Share this

It’s been a hard go of watching movies as of late because the wife has gotten deeply invested in Dimension 20 on Dropout.TV. So any free moment the both of us have had has gone into watching that. But I do, occasionally, get her to want to watch something else other than really rad improv comedians doing Dungeons & Dragons for two-and-a- half hours at a time! That’s how we recently ended up watching this new Shudder offering, 825 Forest Road.
And you know how much we love Shudder!
825 Forest Road is the tale of a small family–married couple Chuck and Maria, along with Chuck’s younger sister Isabelle–who move out of the city and into a new home in the suburbs of a town called Ashland Falls.
They quickly find out that the town has a a dark history, though, and that a woman committed horrible and violent acts decades prior after the death of her daughter due to bullying.
MORE MOVIES FROM STEW!
In the intervening years, Ashland Falls has been abuzz with paranormal activity, and there was a second major crisis that occurred when the town seemed to determine to unseal old records (oh yeah, part of the mystery is that the town changed all of the street names and addresses after the initial carnage, so no one knows where the mayhem actually took place; that’s why an address is the title of this movie). Chuck, Maria, and Isabelle are dealing with their own recent devastation, though, and they initially are too caught up in their own events to worry about a new town’s bogeyman.

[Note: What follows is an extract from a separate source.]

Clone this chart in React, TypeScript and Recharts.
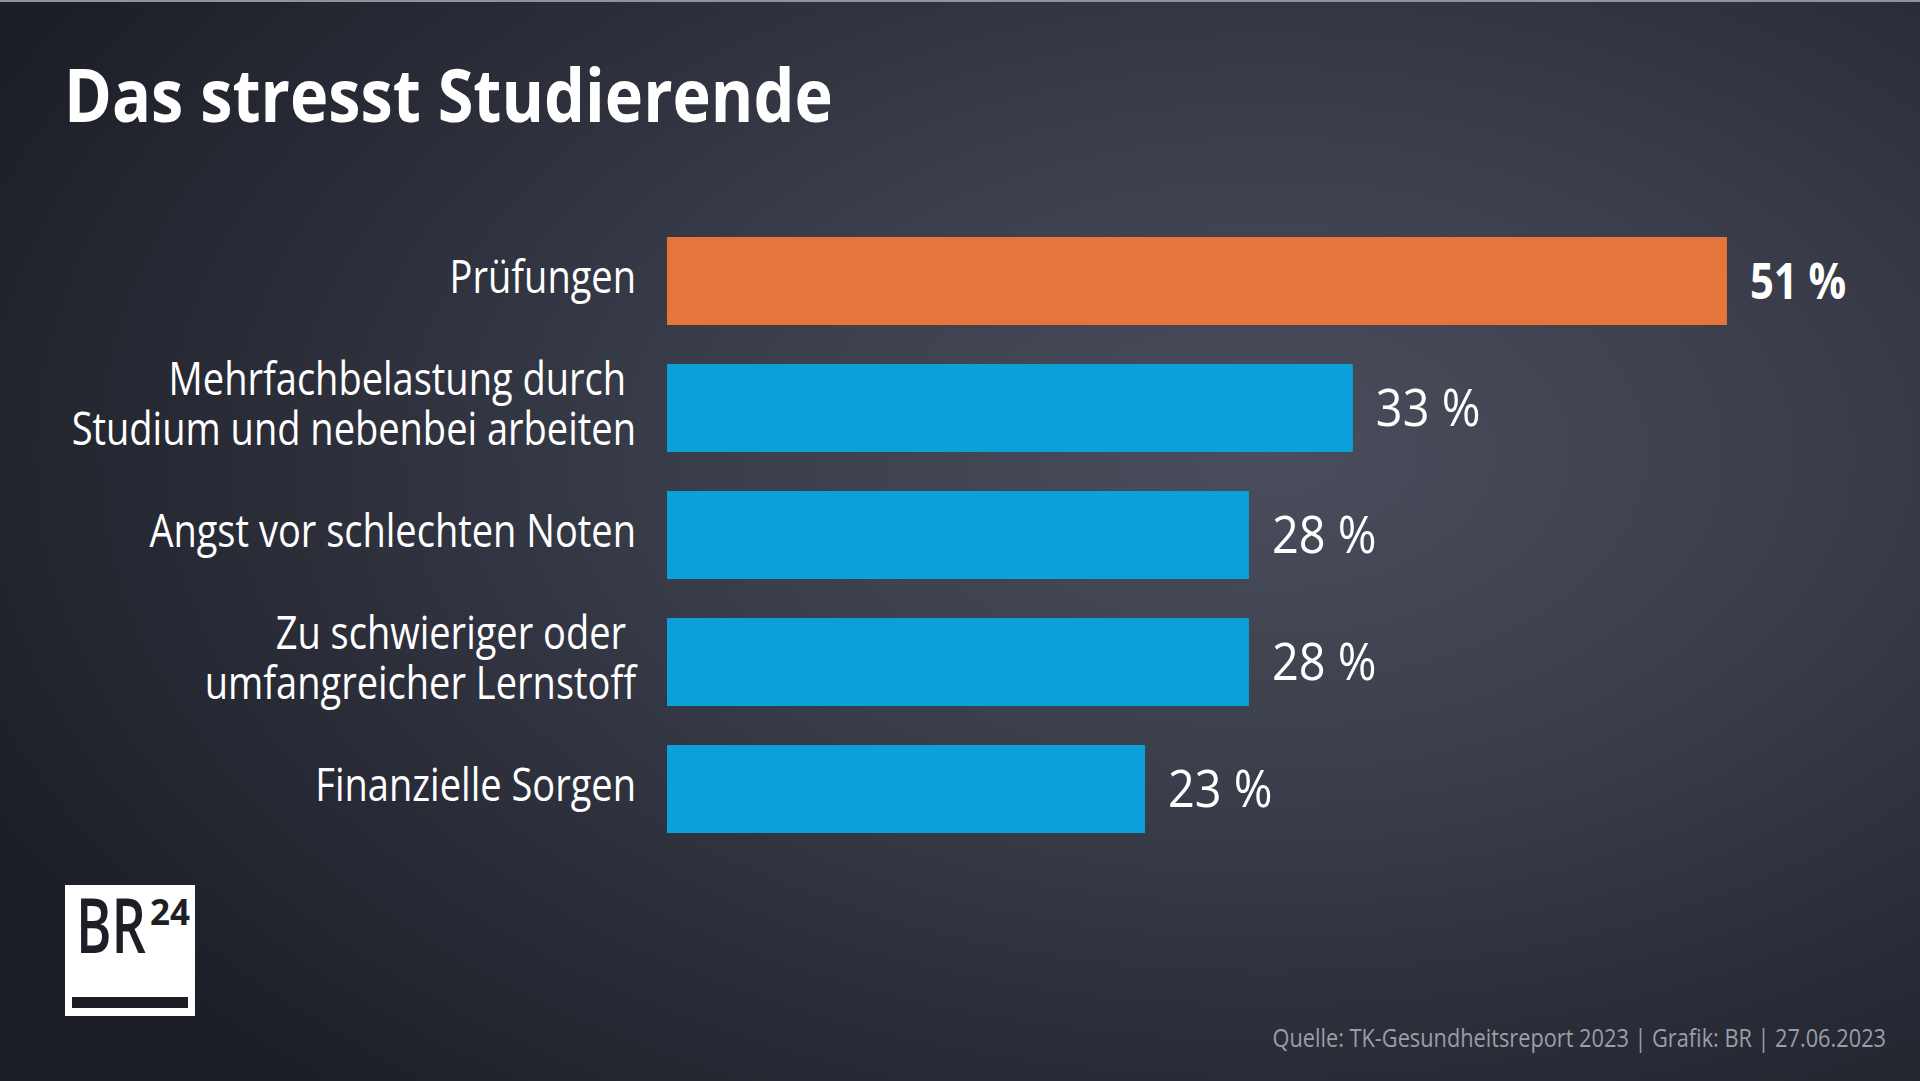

When the town’s curse seems to catch up with Chuck’s family, they each experience and react to it in different ways. Will they survive? Or are they destined to be part of Ashland Falls’ next catastrophe?
TWO UPS AND TWO DOWNS
+ The non-sequitor storytelling metes out information in a deliberate fashion and keeps the plot feeling fresh. 825 Forest Road is told across four chapters rather than three acts, and each time a chapter starts (excluding the fourth one), we are treated to a rewinding of time so that we can get another character’s perspective and goings-on during moments we have already seen. This keeps the viewer on the edge of their seat as they are left waiting to see what ultimate reveals there might be. It also allows fairly innocuous lines of dialogue to eventually mean more than they seem like they do.
Chuck, Isabelle, and Maria each get their own chapter showing their life in their new home. And each chapter shows things getting more and more dire and in-your-face as the haunting affects each of them differently. It’s not a brand new storytelling convention by any stretch of the imagination, but it’s used very effectively here to keep the movie perpetuating a sense of dread.
+ The scares and the creepiness work well enough, and the movie has a solid horror atmosphere. The movie incorporates a lot of different horror devices across its run time. There are jump scares, atmosphere building, reveals… a lot of different ways to build the drama of eeriness as 825 Forest Road moves along. You can tell the creators really knew what they were doing, and they are professionals at executing horror elements.
– The acting is mediocre. It’s certainly not painfully bad or anything, but it just isn’t as strong as the storytelling conventions. The characters are believable, but only so much so. It’s unfortunate; having so recently watched and covered Bordello Of Blood for the podcast, I kind of hate critiquing anyone’s acting because it’s all surely better than whatever Angie Everhart was doing in that flick. But the efforts here just don’t match up to everything else.
I also just legitimately don’t like faulting actors for their performances. Maybe because they are the Face of the movie and I feel more sympathy for them than I do the more nebulous and vacant concept of “editor” or what-have-you. But yeah, the acting here just didn’t sell me on the importance of the story the movie was telling, and that’s unfortunate.
– The ending is sudden after a fourth chapter that seems to drag on its way to the reveal you kind of know is coming (or a version of it anyway). After such effective first three chapters, the climactic one seems to creep along slowly and be unsure of when it should reveal what. You get extended scenes of Chuck and Isabelle talking and driving and looking around. All while Maria is starting to act creepy back at their home. It left me feeling a sense of… “get on with it”, I guess… as the film crept towards its conclusion.
And that conclusion itself hits like a bag of bricks falling on you. Without getting into any spoiler specifics, it’s there, it happens, and then the film has an abrupt ending into the credits. It again created an unsatisfactory feeling within me as I wanted something a bit more tactful or resolved or definitive.
It’s just a strange juxtaposition. The fourth chapter seems to meander along, but then it ends out of the blue and both aspects felt like poor rewards for how well the rest of the outing had developed.
OVERALL
If the fourth chapter had been less of a letdown, this score would be much higher. As it is, you have a movie that is 75% highly effective and well-told, with behind-the-camera talents who clearly know what they are doing. But then it all crashes down just a bit when the chips are down and it’s time to pay everything off. Combine that with some acting that just isn’t particularly blowing anyone away, and you are left with a Below Average overall score for an effort that had a lot of early promise.